Habitat for Humanity of Schenectady has found a way to make its houses energy-efficient while not raising the cost of construction.
The latest house, at 329 Schenectady St., won the country’s second-highest level of energy certification: gold LEED status. And yet it didn’t include solar panels, bamboo flooring or any of the other top-dollar amenities that the city uses in its green homes.
“You don’t have to put in solar panels,” Habitat Executive Director Jeffrey Clark said. “They’re nice things to do, but they’re expensive. You have to draw the line somewhere. We are still an affordable housing entity.”
Clark initially refused to join the city’s green homes project, saying the houses would be so luxurious that low-income residents wouldn’t be able to afford the taxes. His prediction came true: The city sold its houses at a loss, but they were assessed at full value, leaving one family unable to pay a big tax bill.
City officials have since changed their program, scaling back the size of the houses while negotiating a lower assessment for the existing homes.
At the same time, they kept encouraging Habitat to join them. Now the organization has finally found a way to build LEED-certified houses without violating its basic principles.
Instead of fancy add-ons, Habitat switched to a new, denser type of foam insulation.
It found donors for a better type of siding.
It started using water-efficient faucets.
And all those little items added up.
Free help
“There’s a lot of things you can do,” Clark said. “Controlling the air flow, air sealing. We can afford to send a group of volunteers around to caulk the heck out of a place because it doesn’t cost us anything except a couple tubes of caulk.”
Habitat also won points toward LEED certification by using up its scrap wood, which volunteers turned into wind baffles to place between the trusses in each house frame. That’s only affordable because it uses what Habitat has plenty of: free labor.
“We do a lot of things like that, that a production building won’t do, because we have volunteers,” said Anne Rockwood, who coordinated the construction of Habitat’s LEED-certified houses. She is now filing the paperwork to get LEED status for 325 Schenectady St. and 841 and 881 Hillside Ave. All three homes are expected to achieve the high environmental standard.

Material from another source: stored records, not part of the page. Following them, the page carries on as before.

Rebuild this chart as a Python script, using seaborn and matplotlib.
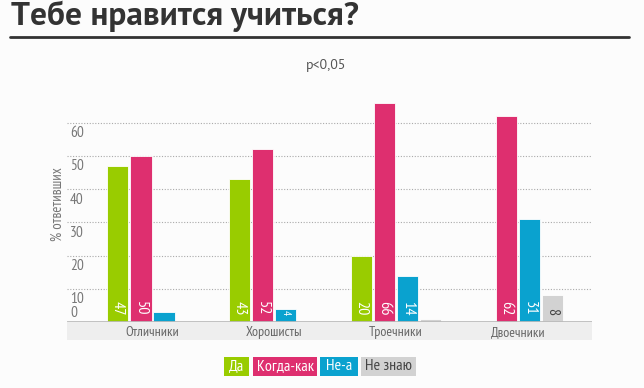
import numpy as np
import pandas as pd
import matplotlib
matplotlib.use("Agg")
import matplotlib.pyplot as plt
from matplotlib.patches import Rectangle
from matplotlib.lines import Line2D
import seaborn as sns

# chart data
groups = ["Отличники", "Хорошисты", "Троечники", "Двоечники"]
answers = ["Да", "Когда-как", "Не-а", "Не знаю"]
da = [47, 43, 20, 0]
kogda_kak = [50, 52, 66, 62]
ne_a = [3, 4, 14, 31]
ne_znayu = [0, 0, 1, 8]
y_ticks = [10, 20, 30, 40, 50, 60]
colors = ["#99cc00", "#de2f6f", "#0aa2cf", "#d2d2d2"]
label_colors = ["white", "white", "white", "#444444"]

df = pd.DataFrame({
    "group": groups * 4,
    "answer": np.repeat(answers, 4),
    "value": da + kogda_kak + ne_a + ne_znayu,
})

sns.set_theme(style="white")
plt.rcParams["font.family"] = ["PT Sans Narrow", "DejaVu Sans"]
wide = ["PT Sans", "DejaVu Sans"]

fig = plt.figure(figsize=(6.44, 3.88), dpi=100, facecolor="#fcfcfc")
ax = fig.add_axes([0.104, 0.170, 0.815, 0.573])
ax.set_facecolor("#fcfcfc")

sns.barplot(data=df, x="group", y="value", hue="answer", order=groups,
            hue_order=answers, palette=colors, saturation=1, width=0.76, gap=0.08,
            edgecolor="white", linewidth=0.6, legend=False, ax=ax)

ax.set_xlim(-0.702, 3.608)
ax.set_ylim(0, 67)
for s in ax.spines.values():
    s.set_visible(False)

# dotted gridlines and inside tick labels
for t in y_ticks:
    ax.axhline(t, color="#aaaaaa", lw=0.8, ls=(0, (1, 1.5)), zorder=0)
    ax.text(0.006, t - 1.0, str(t), transform=ax.get_yaxis_transform(),
            ha="left", va="top", fontsize=11, color="#777777")
ax.text(0.006, 0.6, "0", transform=ax.get_yaxis_transform(),
        ha="left", va="bottom", fontsize=11, color="#777777")
ax.set_yticks([])
ax.set_ylabel("")
ax.text(-0.017, 0.53, "% ответивших", transform=ax.transAxes, rotation=90,
        ha="center", va="center", fontsize=10.5, color="#777777")

# baseline and category band
ax.add_patch(Rectangle((0, -0.082), 1, 0.082, transform=ax.transAxes,
                       facecolor="#eeeeee", edgecolor="none", clip_on=False, zorder=0))
ax.axhline(0, color="#bbbbbb", lw=2, zorder=3)
ax.set_xlabel("")
ax.tick_params(axis="x", length=0, pad=3, labelsize=10, labelcolor="#666666")

# value labels inside bars
for container, col in zip(ax.containers, label_colors):
    for bar in container:
        v = bar.get_height()
        if v >= 4:
            ax.text(bar.get_x() + bar.get_width() / 2, 2.0, f"{v:.0f}",
                    rotation=270, ha="center", va="bottom",
                    fontsize=8 if v < 6 else 11.5, color=col, zorder=4)

# title, rule, subtitle
fig.text(11 / 644, 1 - 16 / 388, "Тебе нравится учиться?", fontsize=24,
         fontweight="bold", family=wide, color="#333333", ha="left", va="center")
fig.add_artist(Line2D([10 / 644, 629 / 644], [1 - 37 / 388, 1 - 37 / 388],
                      color="#333333", lw=2))
fig.text(326 / 644, 1 - 65 / 388, "p<0,05", fontsize=10, family=wide,
         color="#555555", ha="center", va="center")

# legend boxes
legend_x = [(224, 249), (253, 317), (320, 358), (361, 416)]
for (x0, x1), name, col, tc in zip(legend_x, answers, colors, label_colors):
    fig.add_artist(Rectangle((x0 / 644, 1 - 376 / 388), (x1 - x0) / 644, 19 / 388,
                             facecolor=col, edgecolor="none", transform=fig.transFigure))
    fig.text((x0 + x1) / 2 / 644, 1 - 366.5 / 388, name, fontsize=11.5,
             color=tc, ha="center", va="center")

fig.savefig("out.png", dpi=100, facecolor=fig.get_facecolor())
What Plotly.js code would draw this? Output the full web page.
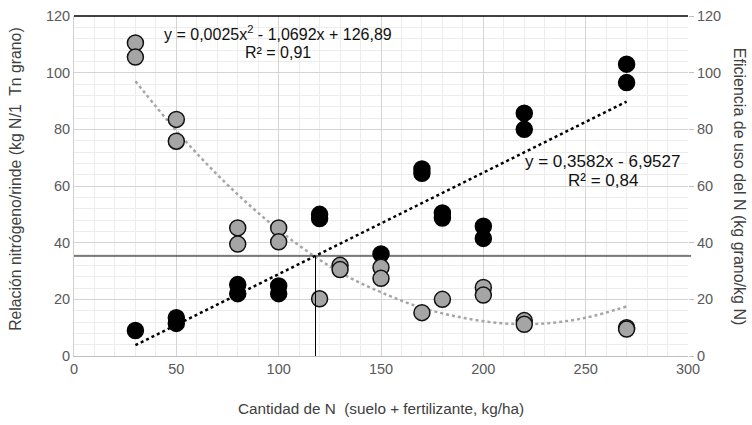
<!DOCTYPE html>
<html><head><meta charset="utf-8">
<script src="https://cdn.plot.ly/plotly-3.0.1.min.js"></script>
<style>html,body{margin:0;padding:0;background:#fff}#c{width:752px;height:425px}</style>
</head><body><div id="c"></div>
<script>
// Relación nitrógeno/rinde (left axis, black)
const relX = [30, 50, 50, 80, 80, 100, 100, 120, 120, 150, 170, 170, 180, 180, 200, 200, 220, 220, 270, 270];
const relY = [9, 13.5, 11.5, 25.2, 22, 24.7, 22, 50, 48.5, 36, 66, 64.5, 50.5, 48.7, 45.8, 41.5, 85.7, 80, 103, 96.5];
// Eficiencia de uso del N (right axis, gray)
const efX = [30, 30, 50, 50, 80, 80, 100, 100, 120, 130, 130, 150, 150, 170, 180, 200, 200, 220, 220, 270, 270];
const efY = [110.5, 105.5, 83.5, 75.8, 45.2, 39.5, 45.2, 40.3, 20.2, 32, 30.5, 31.3, 27.4, 15.3, 20, 24.2, 21.5, 12.5, 11.2, 10, 9.5];
// Trendlines
const linTrendX = [30, 270];
const linTrendY = [3.8, 89.8];
const quadTrendX = [30, 50, 70, 90, 110, 130, 150, 170, 190, 210, 230, 250, 270];
const quadTrendY = [97, 79.5, 64, 50.5, 39, 29.5, 22.5, 17, 13.5, 11.5, 11.5, 13.5, 17.5];
// Reference lines
const refX = 118;
const refY = 35.3;
const xTicks = [0, 50, 100, 150, 200, 250, 300];
const yTicks = [0, 20, 40, 60, 80, 100, 120];

const F = "Liberation Sans, Arial, sans-serif";
const traces = [
  {x: linTrendX, y: linTrendY, type: 'scatter', mode: 'lines', yaxis: 'y',
   line: {color: '#000', width: 2.5, dash: 'dot'}, hoverinfo: 'skip'},
  {x: relX, y: relY, type: 'scatter', mode: 'markers', yaxis: 'y',
   marker: {size: 16, color: '#000', line: {color: '#000', width: 1.5}}},
  {x: quadTrendX, y: quadTrendY, type: 'scatter', mode: 'lines', yaxis: 'y2',
   line: {color: '#a6a6a6', width: 2.5, dash: 'dot', shape: 'spline'}, hoverinfo: 'skip'},
  {x: efX, y: efY, type: 'scatter', mode: 'markers', yaxis: 'y2',
   marker: {size: 16, color: '#a5a5a5', line: {color: '#111', width: 1.5}}}
];
const layout = {
  width: 752, height: 425, showlegend: false,
  paper_bgcolor: '#fff', plot_bgcolor: '#fff',
  margin: {l: 74, r: 64, t: 16, b: 69},
  font: {family: F, size: 14, color: '#404040'},
  xaxis: {range: [0, 300], tickvals: xTicks, ticks: '', showline: true, linecolor: '#bfbfbf', linewidth: 1,
    gridcolor: '#d4d4d4', gridwidth: 1, zeroline: false,
    minor: {dtick: 10, showgrid: true, gridcolor: '#ececec', gridwidth: 1},
    tickfont: {size: 14.5, color: '#595959'},
    title: {text: 'Cantidad de N\u00a0 (suelo + fertilizante, kg/ha)', font: {size: 15.3, color: '#404040'}, standoff: 26}},
  yaxis: {range: [0, 120], tickvals: yTicks, ticks: '', showline: true, linecolor: '#d0d0d0', linewidth: 1,
    gridcolor: '#d4d4d4', gridwidth: 1, zeroline: false,
    minor: {dtick: 4, showgrid: true, gridcolor: '#ececec', gridwidth: 1},
    tickfont: {size: 14.5, color: '#595959'}},
  yaxis2: {range: [0, 120], tickvals: yTicks, overlaying: 'y', side: 'right', ticks: 'outside', ticklen: 5,
    tickcolor: '#bfbfbf', showline: false, showgrid: false, zeroline: false,
    tickfont: {size: 14.5, color: '#595959'}},
  shapes: [
    {type: 'line', xref: 'paper', yref: 'paper', x0: 0, x1: 1, y0: 1, y1: 1, line: {color: '#000', width: 1.5}},
    {type: 'line', xref: 'paper', yref: 'y', x0: 0, x1: 1.005, y0: refY, y1: refY, line: {color: '#000', width: 1}},
    {type: 'line', xref: 'x', yref: 'y', x0: refX, x1: refX, y0: 0, y1: refY, line: {color: '#000', width: 1}}
  ],
  annotations: [
    {xref: 'paper', yref: 'paper', x: -0.095, y: 0.52, xanchor: 'center', yanchor: 'middle', showarrow: false,
     textangle: -90, text: 'Relación nitrógeno/rinde (kg N/1\u00a0 Tn grano)', font: {size: 15.8, color: '#404040'}},
    {xref: 'paper', yref: 'paper', x: 1.085, y: 0.5, xanchor: 'center', yanchor: 'middle', showarrow: false,
     textangle: 90, text: 'Eficiencia de uso del N (kg grano/kg N)', font: {size: 16, color: '#404040'}},
    {xref: 'x', yref: 'y', x: 99.8, y: 114, showarrow: false, xanchor: 'center',
     text: 'y = 0,0025x<sup>2</sup> - 1,0692x + 126,89', font: {size: 16, color: '#111'}},
    {xref: 'x', yref: 'y', x: 99.8, y: 107.2, showarrow: false, xanchor: 'center',
     text: 'R² = 0,91', font: {size: 16, color: '#111'}},
    {xref: 'x', yref: 'y', x: 258.3, y: 68.8, showarrow: false, xanchor: 'center',
     text: 'y = 0,3582x - 6,9527', font: {size: 17, color: '#111'}},
    {xref: 'x', yref: 'y', x: 258.3, y: 62.1, showarrow: false, xanchor: 'center',
     text: 'R² = 0,84', font: {size: 17, color: '#111'}}
  ]
};
Plotly.newPlot('c', traces, layout, {staticPlot: true, displayModeBar: false});
</script></body></html>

She said that much of the group’s success came from donations.
“If we had to buy the stuff we use to achieve LEED certification, we wouldn’t have been able to do it, not affordably,” she said. “Quality Roofing donated about 10 houses worth of fiber-cement siding. No one will do that for a municipality, which is wrong, but that’s the way it is.”
The city can’t achieve the same level of savings, since the city projects don’t use volunteer labor or accept truckloads of donated materials. But Homeownership Coordinator Ann Petersen said the city has also found ways to reduce its costs.
“Certainly it’s taken us a couple years,” she said. “But this is a learning process. You have to start somewhere. This is what you should do after you figure it out.”
Among the surprises that Rockwood learned: framing a house off-site is considered better for the environment.
“The thought is that you’re more likely to be able to manage the waste [wood],” she said.
There’s also no need to buy expensive cabinets. Any non-tropical wood counts toward LEED certification.
“We learned that most off-the-shelf cabinets count,” Rockwood said.
So many little things add up that she thinks Habitat will soon earn LEED status on its rehab projectss, which the city has not yet achieved. Habitat and the city currently meet the lesser requirements for an Energy Star rating on rehab projects, but Rockwood thinks that Habitat’s house on Clarendon Street may be the last to score that low.
“If we’d worked out a procedure before we got into the house, I feel we could’ve gotten LEED,” she said. “I truly think we can.”